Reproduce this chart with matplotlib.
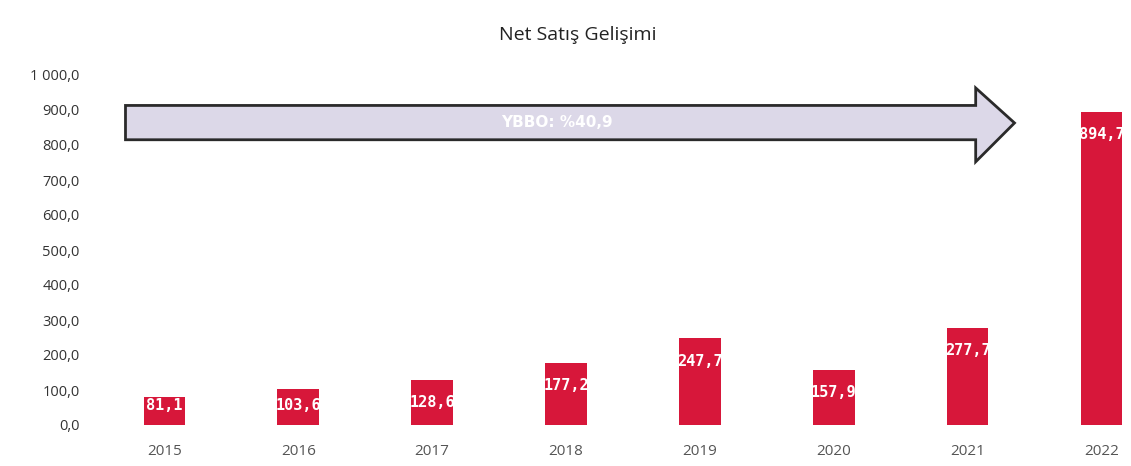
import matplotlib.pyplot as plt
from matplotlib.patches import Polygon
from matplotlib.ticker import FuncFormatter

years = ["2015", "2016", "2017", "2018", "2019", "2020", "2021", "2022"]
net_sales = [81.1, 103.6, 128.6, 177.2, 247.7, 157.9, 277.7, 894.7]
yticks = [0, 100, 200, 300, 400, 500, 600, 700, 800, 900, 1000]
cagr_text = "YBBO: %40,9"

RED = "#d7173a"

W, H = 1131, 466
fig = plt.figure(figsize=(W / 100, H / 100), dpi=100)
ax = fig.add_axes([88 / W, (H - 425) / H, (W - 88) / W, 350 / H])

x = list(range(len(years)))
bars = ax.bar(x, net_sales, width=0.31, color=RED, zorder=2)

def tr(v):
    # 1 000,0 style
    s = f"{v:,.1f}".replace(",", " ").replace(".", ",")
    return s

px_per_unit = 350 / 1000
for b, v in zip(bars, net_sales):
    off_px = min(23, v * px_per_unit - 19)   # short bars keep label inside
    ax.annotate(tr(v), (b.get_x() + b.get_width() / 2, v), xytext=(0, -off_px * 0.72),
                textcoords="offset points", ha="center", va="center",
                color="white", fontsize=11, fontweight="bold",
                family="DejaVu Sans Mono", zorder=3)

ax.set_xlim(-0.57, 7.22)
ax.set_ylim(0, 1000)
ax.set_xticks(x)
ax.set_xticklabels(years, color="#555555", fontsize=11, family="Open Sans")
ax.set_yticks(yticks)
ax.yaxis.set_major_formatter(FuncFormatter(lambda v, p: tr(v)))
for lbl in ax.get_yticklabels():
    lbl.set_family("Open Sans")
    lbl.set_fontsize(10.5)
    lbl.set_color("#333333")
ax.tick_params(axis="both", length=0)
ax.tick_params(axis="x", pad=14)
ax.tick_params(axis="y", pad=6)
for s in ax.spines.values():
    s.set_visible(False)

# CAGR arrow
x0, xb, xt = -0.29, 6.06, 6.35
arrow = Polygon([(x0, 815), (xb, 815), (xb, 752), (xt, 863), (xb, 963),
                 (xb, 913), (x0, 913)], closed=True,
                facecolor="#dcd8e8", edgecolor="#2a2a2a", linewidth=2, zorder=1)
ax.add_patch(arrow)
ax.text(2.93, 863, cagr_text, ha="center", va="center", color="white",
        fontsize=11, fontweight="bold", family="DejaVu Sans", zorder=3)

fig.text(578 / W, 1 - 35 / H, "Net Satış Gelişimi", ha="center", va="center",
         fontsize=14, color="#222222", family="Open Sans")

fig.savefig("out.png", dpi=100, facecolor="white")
...
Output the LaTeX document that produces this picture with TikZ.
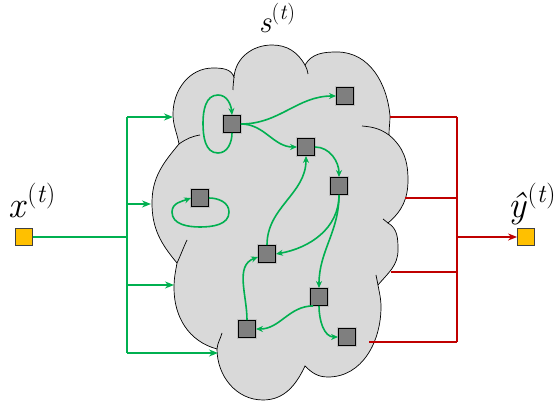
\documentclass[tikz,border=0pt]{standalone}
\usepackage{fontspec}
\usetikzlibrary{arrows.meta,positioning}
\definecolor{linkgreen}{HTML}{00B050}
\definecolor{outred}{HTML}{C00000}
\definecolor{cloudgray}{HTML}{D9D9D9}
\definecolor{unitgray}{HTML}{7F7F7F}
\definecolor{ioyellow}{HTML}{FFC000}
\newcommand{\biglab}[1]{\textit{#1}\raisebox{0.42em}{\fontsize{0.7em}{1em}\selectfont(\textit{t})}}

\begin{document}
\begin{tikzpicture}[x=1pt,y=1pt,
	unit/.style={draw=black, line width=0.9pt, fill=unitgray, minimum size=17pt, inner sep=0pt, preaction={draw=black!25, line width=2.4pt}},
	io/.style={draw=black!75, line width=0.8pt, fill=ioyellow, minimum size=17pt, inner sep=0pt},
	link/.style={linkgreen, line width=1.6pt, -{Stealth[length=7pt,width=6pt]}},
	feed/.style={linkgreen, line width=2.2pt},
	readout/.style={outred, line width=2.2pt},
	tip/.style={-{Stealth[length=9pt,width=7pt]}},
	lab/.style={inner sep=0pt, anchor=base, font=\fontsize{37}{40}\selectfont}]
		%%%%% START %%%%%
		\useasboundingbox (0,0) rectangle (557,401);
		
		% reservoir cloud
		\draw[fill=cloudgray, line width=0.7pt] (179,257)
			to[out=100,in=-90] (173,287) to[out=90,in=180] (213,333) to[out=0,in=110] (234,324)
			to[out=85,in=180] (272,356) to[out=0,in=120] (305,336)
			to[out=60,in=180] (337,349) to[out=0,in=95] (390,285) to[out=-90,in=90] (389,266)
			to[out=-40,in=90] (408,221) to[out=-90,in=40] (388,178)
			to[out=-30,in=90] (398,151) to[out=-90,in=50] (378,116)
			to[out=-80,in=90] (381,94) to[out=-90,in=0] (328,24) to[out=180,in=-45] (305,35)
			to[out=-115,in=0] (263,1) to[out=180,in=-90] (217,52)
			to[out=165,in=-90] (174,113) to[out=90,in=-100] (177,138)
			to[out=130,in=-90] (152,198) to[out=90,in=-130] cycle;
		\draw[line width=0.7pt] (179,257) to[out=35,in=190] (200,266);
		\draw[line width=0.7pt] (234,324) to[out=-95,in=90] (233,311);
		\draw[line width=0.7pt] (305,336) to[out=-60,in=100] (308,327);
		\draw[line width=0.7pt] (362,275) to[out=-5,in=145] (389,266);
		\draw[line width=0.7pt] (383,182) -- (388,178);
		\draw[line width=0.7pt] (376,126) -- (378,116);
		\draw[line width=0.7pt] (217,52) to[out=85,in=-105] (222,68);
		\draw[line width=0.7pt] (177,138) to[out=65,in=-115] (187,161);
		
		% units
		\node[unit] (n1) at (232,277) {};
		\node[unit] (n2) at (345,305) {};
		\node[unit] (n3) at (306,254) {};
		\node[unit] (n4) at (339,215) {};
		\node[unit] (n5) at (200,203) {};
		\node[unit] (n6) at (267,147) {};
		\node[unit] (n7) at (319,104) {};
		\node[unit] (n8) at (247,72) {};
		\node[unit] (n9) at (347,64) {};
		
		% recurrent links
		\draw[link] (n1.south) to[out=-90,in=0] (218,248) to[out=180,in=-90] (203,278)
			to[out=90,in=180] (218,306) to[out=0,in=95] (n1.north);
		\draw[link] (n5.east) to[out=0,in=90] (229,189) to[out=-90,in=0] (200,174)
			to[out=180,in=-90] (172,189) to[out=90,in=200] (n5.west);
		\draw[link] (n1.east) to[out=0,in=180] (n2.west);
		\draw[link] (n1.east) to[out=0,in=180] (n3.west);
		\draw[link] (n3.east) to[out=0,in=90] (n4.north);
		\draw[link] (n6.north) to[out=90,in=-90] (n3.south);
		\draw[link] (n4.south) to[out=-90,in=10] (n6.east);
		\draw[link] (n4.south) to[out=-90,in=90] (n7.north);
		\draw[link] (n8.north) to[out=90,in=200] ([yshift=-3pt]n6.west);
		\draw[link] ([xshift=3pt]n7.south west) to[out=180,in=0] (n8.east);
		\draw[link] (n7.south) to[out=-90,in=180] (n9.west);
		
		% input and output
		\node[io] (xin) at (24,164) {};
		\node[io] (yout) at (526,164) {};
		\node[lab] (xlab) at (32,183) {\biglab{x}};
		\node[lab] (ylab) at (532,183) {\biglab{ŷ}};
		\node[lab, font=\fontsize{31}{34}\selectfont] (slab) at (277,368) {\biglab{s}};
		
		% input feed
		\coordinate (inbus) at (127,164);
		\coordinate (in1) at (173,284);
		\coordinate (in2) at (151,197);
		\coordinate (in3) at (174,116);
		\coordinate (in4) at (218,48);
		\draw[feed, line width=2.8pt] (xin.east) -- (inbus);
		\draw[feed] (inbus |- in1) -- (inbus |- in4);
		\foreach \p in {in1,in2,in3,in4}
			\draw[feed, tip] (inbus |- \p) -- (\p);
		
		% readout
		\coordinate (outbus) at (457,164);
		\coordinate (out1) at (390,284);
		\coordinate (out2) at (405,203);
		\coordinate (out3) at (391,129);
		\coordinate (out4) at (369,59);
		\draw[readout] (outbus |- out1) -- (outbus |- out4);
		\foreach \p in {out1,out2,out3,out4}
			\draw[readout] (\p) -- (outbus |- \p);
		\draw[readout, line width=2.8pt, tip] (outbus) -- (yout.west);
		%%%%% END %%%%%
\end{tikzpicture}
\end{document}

**Set problem**
Take out nothing but the lines from the one containing "Reproduce this chart with matplotlib." to the one containing "from matplotlib.ticker import FuncFormatter", inclusive, retyped exactly. Drop the pictures.

**Solution**
Reproduce this chart with matplotlib.
import matplotlib.pyplot as plt
from matplotlib.patches import Polygon
from matplotlib.ticker import FuncFormatter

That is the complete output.